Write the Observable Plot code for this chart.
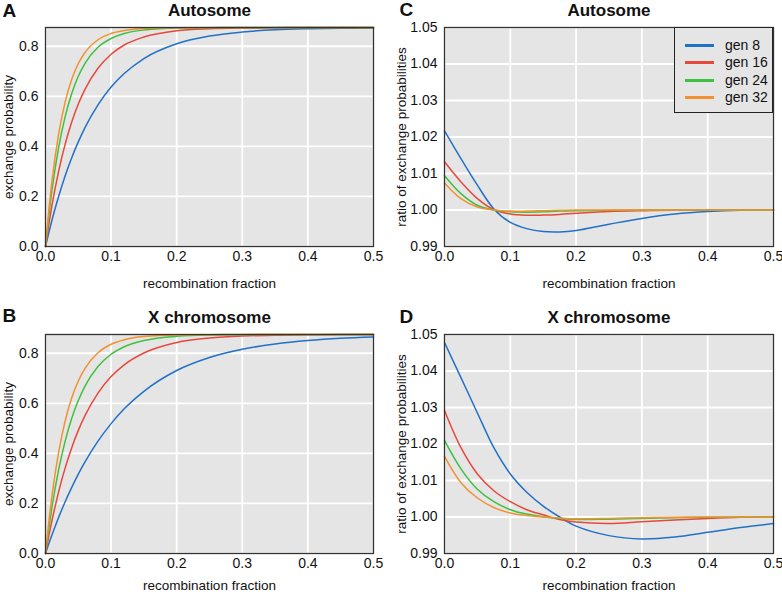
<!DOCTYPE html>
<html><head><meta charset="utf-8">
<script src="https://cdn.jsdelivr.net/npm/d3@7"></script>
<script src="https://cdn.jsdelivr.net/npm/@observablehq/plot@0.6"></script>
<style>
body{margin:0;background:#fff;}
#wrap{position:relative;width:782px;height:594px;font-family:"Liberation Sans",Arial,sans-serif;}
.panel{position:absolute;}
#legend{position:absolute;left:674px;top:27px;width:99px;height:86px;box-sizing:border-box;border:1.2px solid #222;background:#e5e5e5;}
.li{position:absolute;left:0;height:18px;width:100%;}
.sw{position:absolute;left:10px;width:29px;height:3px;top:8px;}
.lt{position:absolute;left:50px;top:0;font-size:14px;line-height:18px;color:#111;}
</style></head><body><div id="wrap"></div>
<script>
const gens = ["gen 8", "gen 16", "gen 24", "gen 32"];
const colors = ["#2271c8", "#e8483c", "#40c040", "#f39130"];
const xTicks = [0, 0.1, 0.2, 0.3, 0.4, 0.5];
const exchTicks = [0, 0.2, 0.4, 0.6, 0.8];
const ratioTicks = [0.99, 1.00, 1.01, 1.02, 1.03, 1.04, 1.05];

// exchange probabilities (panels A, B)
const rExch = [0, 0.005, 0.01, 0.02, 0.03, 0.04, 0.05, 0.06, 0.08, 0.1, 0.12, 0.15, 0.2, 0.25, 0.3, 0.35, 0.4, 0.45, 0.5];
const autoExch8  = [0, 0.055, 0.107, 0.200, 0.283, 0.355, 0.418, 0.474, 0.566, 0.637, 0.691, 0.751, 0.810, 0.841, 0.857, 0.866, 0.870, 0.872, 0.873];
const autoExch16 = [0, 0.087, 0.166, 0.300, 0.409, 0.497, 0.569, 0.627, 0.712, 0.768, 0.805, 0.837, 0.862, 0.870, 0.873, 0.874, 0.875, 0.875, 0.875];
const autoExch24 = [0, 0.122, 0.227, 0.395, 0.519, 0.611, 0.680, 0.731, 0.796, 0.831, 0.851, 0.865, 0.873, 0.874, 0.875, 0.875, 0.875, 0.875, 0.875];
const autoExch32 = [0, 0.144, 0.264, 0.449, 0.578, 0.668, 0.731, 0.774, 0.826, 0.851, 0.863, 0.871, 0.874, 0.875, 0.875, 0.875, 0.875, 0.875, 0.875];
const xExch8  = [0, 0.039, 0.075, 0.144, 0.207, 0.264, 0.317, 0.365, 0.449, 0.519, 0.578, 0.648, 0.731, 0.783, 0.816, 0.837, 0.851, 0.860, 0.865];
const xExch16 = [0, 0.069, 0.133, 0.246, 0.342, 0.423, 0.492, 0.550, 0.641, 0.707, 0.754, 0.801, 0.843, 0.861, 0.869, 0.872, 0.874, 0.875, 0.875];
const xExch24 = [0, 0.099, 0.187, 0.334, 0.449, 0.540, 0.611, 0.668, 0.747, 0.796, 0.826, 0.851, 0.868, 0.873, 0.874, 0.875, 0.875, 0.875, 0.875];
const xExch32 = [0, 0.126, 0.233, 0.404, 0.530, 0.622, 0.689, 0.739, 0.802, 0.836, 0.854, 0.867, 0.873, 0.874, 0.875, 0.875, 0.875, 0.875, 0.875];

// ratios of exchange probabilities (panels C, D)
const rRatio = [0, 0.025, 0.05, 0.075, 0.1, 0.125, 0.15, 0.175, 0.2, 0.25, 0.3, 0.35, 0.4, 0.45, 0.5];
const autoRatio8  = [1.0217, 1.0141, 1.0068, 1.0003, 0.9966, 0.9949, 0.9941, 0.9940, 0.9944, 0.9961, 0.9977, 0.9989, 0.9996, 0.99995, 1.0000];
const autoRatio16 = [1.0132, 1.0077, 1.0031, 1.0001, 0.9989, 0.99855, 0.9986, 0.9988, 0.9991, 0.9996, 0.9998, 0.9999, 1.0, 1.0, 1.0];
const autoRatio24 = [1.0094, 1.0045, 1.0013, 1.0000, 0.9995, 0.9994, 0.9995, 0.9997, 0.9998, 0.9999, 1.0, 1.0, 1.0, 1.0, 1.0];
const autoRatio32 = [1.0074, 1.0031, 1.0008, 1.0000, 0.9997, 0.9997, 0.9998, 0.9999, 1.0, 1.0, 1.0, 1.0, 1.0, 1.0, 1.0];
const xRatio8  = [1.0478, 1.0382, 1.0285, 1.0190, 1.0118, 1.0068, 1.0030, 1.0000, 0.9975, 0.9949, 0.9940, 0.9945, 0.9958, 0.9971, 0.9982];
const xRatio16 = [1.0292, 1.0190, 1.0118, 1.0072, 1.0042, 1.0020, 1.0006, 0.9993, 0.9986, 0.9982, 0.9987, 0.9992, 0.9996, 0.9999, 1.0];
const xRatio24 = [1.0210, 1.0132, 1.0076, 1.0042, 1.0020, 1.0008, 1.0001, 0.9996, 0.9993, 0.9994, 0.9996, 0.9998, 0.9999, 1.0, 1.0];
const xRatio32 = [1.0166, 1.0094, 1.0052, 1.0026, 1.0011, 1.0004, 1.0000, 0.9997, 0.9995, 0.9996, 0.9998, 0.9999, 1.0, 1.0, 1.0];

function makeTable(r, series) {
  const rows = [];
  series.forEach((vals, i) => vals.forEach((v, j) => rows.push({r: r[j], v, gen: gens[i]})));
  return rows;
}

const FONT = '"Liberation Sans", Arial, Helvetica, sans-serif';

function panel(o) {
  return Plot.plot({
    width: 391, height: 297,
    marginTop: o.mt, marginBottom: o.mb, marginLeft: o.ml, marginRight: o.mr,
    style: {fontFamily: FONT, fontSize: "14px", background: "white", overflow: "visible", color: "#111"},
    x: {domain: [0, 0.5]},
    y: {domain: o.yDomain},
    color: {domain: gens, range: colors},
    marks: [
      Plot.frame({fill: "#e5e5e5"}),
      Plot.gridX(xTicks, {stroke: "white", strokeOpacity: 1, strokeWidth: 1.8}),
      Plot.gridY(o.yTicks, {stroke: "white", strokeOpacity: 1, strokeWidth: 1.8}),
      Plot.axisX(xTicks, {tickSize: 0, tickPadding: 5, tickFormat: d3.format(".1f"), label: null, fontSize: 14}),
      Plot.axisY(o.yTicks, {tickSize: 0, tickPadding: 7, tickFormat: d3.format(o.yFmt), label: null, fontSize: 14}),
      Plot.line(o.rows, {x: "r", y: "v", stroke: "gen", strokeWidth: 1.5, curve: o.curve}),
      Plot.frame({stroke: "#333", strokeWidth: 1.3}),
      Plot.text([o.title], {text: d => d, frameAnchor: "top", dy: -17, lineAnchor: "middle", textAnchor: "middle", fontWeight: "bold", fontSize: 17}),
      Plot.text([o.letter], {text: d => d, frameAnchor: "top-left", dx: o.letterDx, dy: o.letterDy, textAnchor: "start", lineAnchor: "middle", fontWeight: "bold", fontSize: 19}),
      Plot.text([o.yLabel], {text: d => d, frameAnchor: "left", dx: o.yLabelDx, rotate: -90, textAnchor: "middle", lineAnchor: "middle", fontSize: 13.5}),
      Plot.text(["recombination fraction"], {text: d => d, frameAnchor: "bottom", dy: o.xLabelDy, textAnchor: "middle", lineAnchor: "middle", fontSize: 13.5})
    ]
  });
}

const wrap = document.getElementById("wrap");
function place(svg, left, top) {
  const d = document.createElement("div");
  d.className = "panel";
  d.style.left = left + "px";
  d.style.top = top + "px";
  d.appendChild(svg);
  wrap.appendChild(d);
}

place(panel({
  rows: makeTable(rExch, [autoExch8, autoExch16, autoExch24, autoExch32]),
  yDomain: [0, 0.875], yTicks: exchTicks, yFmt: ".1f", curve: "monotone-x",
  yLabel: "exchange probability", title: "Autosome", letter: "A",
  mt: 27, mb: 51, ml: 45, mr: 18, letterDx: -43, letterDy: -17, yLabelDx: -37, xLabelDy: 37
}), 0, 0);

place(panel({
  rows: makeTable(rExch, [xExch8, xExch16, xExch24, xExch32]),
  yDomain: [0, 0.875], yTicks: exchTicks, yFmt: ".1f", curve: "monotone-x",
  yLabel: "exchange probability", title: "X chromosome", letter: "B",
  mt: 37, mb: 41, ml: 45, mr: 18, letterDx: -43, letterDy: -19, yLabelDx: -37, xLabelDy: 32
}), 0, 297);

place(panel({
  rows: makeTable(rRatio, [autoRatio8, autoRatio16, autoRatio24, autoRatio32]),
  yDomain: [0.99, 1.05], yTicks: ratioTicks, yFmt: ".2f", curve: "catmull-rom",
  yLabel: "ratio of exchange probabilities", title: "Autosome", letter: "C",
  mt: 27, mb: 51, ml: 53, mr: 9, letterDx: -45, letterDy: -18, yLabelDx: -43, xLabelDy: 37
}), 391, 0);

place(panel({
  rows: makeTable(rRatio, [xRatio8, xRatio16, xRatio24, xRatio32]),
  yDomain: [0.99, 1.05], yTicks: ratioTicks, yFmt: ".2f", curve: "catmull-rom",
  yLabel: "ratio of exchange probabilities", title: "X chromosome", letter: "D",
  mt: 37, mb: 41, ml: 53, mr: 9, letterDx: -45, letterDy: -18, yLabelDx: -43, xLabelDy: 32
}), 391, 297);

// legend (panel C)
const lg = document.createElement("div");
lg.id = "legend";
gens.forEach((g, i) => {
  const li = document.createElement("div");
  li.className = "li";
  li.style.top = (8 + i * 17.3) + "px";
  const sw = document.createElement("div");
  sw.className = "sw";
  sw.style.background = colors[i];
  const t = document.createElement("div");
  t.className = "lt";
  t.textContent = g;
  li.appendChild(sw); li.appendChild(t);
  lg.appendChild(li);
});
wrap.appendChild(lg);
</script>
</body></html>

----

Short task → Repeat the listing above up to and including the line with "const ratioTicks = [0.99, 1.00, 1.01, 1.02, 1.03, 1.04, 1.05];", starting from its first line. Drop any pictures.

Reply →
Write the Observable Plot code for this chart.
<!DOCTYPE html>
<html><head><meta charset="utf-8">
<script src="https://cdn.jsdelivr.net/npm/d3@7"></script>
<script src="https://cdn.jsdelivr.net/npm/@observablehq/plot@0.6"></script>
<style>
body{margin:0;background:#fff;}
#wrap{position:relative;width:782px;height:594px;font-family:"Liberation Sans",Arial,sans-serif;}
.panel{position:absolute;}
#legend{position:absolute;left:674px;top:27px;width:99px;height:86px;box-sizing:border-box;border:1.2px solid #222;background:#e5e5e5;}
.li{position:absolute;left:0;height:18px;width:100%;}
.sw{position:absolute;left:10px;width:29px;height:3px;top:8px;}
.lt{position:absolute;left:50px;top:0;font-size:14px;line-height:18px;color:#111;}
</style></head><body><div id="wrap"></div>
<script>
const gens = ["gen 8", "gen 16", "gen 24", "gen 32"];
const colors = ["#2271c8", "#e8483c", "#40c040", "#f39130"];
const xTicks = [0, 0.1, 0.2, 0.3, 0.4, 0.5];
const exchTicks = [0, 0.2, 0.4, 0.6, 0.8];
const ratioTicks = [0.99, 1.00, 1.01, 1.02, 1.03, 1.04, 1.05];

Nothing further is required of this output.